Ein Lobbyverband zu sein heißt, dass wir die Interessen unserer Mitgliedsorganisationen vertreten, aber auch insgesamt immer mehr die Bedeutung des Spendens zum Ausdruck bringen. Wir gehen davon aus, dass sich staatliche Hilfen zunehmend auf Pflichtaufgaben beschränken und dass freiwillige oder andere Aufgaben durch private Personen und Initiativen übernommen werden. Deshalb wird das bürgerschaftliche Engagement noch an Bedeutung gewinnen. Es ist immer wieder notwendig, darauf aufmerksam zu machen.

Wie sehen Sie die Herausforderung der Digitalisierung im Fundraising?

Wir können Mut machen, den digitalen Wandel umzusetzen. Aber unsere Organisationen sind da sehr innovativ tätig. Aus Sicht der Spender müssen wir ein Augenmerk darauf richten, dass die sehr spendenbereite Gruppe der über 70-Jährigen bedient und nicht überfordert wird. Aber natürlich ist auch diese Generation mit dem digitalen Wandel älter geworden und im digitalen Raum unterwegs. Deswegen sagen wir: Digitales Spendensammeln darf keine Hürde, sondern muss eine Erleichterung sein.

Es gibt immer wieder neue Themenfelder. Gerade versucht der Journalismus als gemeinnützig anerkannt zu werden. Wie gelingt es Ihnen, neue Formen und Inhalte des Spendens an Ihren Dachverband zu binden?
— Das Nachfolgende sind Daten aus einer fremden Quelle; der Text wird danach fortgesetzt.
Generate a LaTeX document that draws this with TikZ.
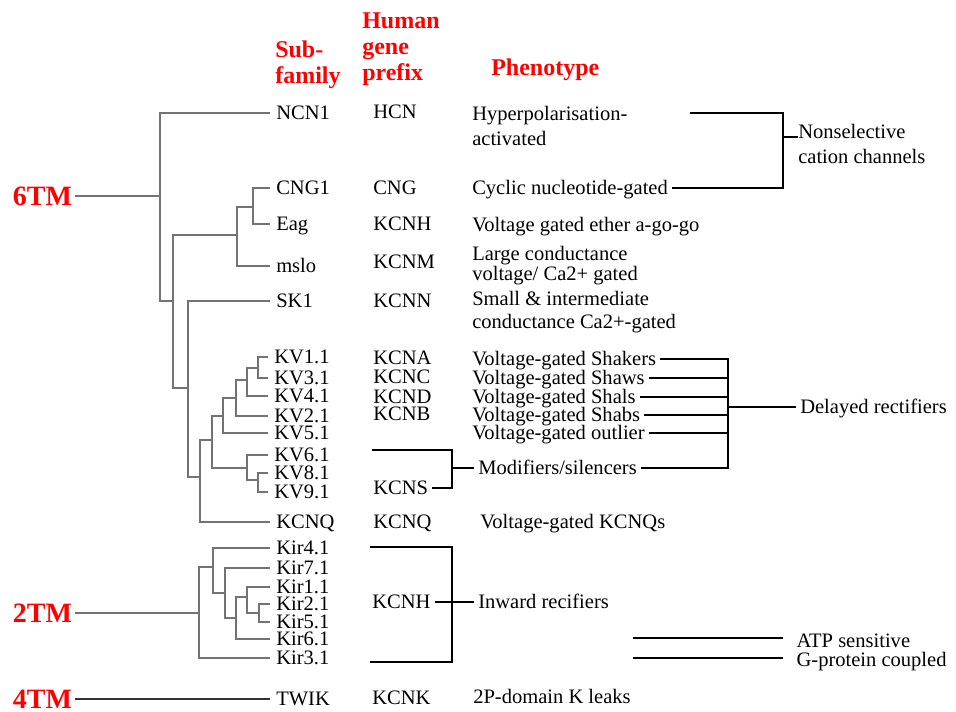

Das gelingt dadurch, dass diese Organisationen und Initiativen ein eigenes Interesse daran haben, Mitglied zu werden, um nach gründlicher Prüfung unsere Spendenzertifikate zu erhalten. Im Rahmen des Aufnahmeverfahrens geben wir auch Hilfestellung dazu, was es braucht, um überhaupt Mitglied bei uns zu werden. Die formalen Voraussetzungen sind nicht gering, weil wir externe Wirtschaftsprüfer haben, die sehr genau auf die Zahlen schauen. Ich glaube, dass solche Dach- und Lobbyverbände im Spendenwesen immer bedeutsamer werden, weil die Menschen sich darauf verlassen möchten, dass ihre Spende auch ankommt.

Die Advents- und Weihnachtszeit steht vor der Tür. Wie kann ich mich engagieren, wenn ich besonders in dieser Zeit Gutes für andere tun will?

Eine Spende ist natürlich die einfachste Form. Dafür können Sie die Mitgliederliste des Deutschen Spendenrates heranziehen und sich für eine Organisation entscheiden. Wenn Sie ehrenamtlich tätig sein möchten, bietet sich gerade in der Advents- und Weihnachtszeit Vieles an: Jedes Seniorenheim freut sich über Menschen, die für einen Nachmittag Weihnachtsgeschichten vorlesen, oder wenn ein Kinderchor vorbeikommt und Weihnachtslieder singt. Das kenne ich auch aus meiner eigenen Kindheit: Mit dem Kirchenchor waren wir viel in den Altersheimen und in Krankenhäusern unterwegs. Das hat mir als Kind viel Spaß gemacht, und ich hatte das Gefühl, meine Zeit sinnvoll verbracht zu haben.